Given task: Output every line of the material exactly, omitting images.

Recorded information:
┌──
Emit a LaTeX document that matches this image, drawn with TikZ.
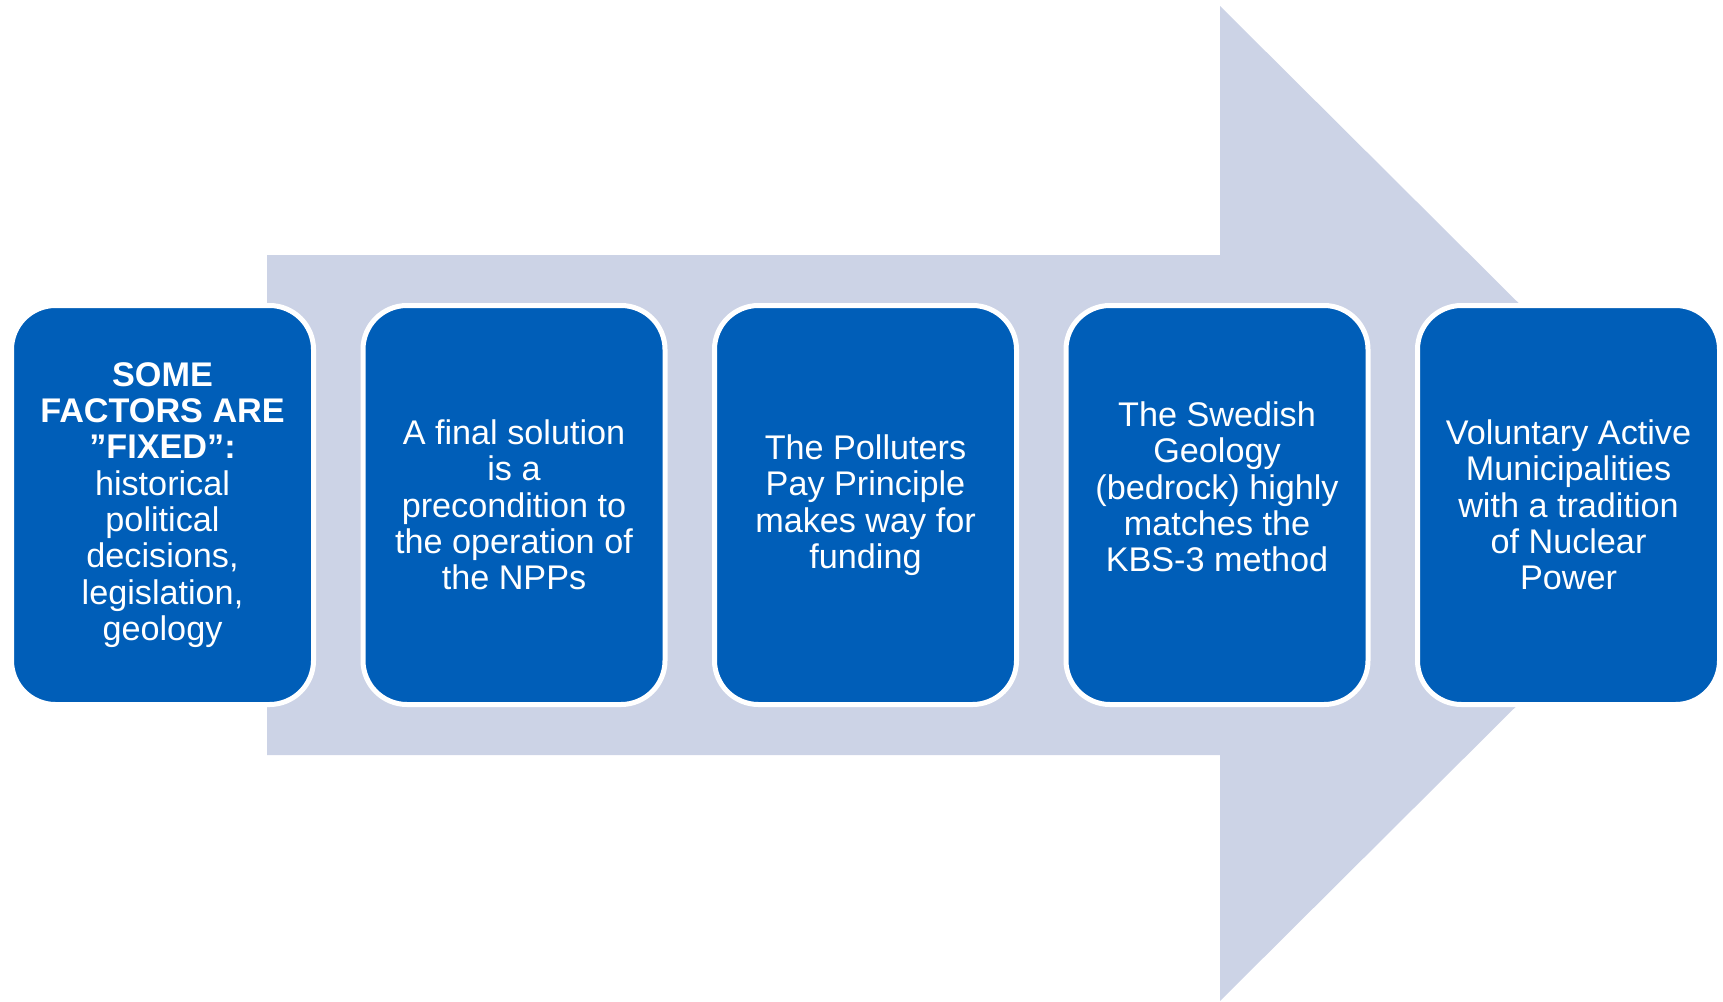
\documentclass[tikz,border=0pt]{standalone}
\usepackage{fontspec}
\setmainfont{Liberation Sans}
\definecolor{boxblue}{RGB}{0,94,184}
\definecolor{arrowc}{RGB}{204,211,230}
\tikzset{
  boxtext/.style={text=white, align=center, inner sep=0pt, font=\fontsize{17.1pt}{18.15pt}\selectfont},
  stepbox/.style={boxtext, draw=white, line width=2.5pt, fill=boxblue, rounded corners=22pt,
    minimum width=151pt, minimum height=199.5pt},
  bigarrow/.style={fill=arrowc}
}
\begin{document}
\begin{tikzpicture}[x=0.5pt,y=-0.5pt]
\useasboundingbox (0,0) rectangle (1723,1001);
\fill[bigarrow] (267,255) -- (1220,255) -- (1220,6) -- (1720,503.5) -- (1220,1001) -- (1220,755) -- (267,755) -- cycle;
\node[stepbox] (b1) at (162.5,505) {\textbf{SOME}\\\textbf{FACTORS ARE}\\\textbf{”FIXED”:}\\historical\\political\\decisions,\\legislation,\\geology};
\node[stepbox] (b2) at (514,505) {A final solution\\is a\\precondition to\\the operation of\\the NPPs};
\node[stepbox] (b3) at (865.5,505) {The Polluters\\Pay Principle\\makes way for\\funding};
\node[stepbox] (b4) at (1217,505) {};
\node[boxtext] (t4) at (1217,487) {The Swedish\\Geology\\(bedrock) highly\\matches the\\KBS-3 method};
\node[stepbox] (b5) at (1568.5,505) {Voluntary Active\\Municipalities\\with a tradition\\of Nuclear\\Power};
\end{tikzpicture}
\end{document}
└──
Full output:
Emit a LaTeX document that matches this image, drawn with TikZ.
\documentclass[tikz,border=0pt]{standalone}
\usepackage{fontspec}
\setmainfont{Liberation Sans}
\definecolor{boxblue}{RGB}{0,94,184}
\definecolor{arrowc}{RGB}{204,211,230}
\tikzset{
  boxtext/.style={text=white, align=center, inner sep=0pt, font=\fontsize{17.1pt}{18.15pt}\selectfont},
  stepbox/.style={boxtext, draw=white, line width=2.5pt, fill=boxblue, rounded corners=22pt,
    minimum width=151pt, minimum height=199.5pt},
  bigarrow/.style={fill=arrowc}
}
\begin{document}
\begin{tikzpicture}[x=0.5pt,y=-0.5pt]
\useasboundingbox (0,0) rectangle (1723,1001);
\fill[bigarrow] (267,255) -- (1220,255) -- (1220,6) -- (1720,503.5) -- (1220,1001) -- (1220,755) -- (267,755) -- cycle;
\node[stepbox] (b1) at (162.5,505) {\textbf{SOME}\\\textbf{FACTORS ARE}\\\textbf{”FIXED”:}\\historical\\political\\decisions,\\legislation,\\geology};
\node[stepbox] (b2) at (514,505) {A final solution\\is a\\precondition to\\the operation of\\the NPPs};
\node[stepbox] (b3) at (865.5,505) {The Polluters\\Pay Principle\\makes way for\\funding};
\node[stepbox] (b4) at (1217,505) {};
\node[boxtext] (t4) at (1217,487) {The Swedish\\Geology\\(bedrock) highly\\matches the\\KBS-3 method};
\node[stepbox] (b5) at (1568.5,505) {Voluntary Active\\Municipalities\\with a tradition\\of Nuclear\\Power};
\end{tikzpicture}
\end{document}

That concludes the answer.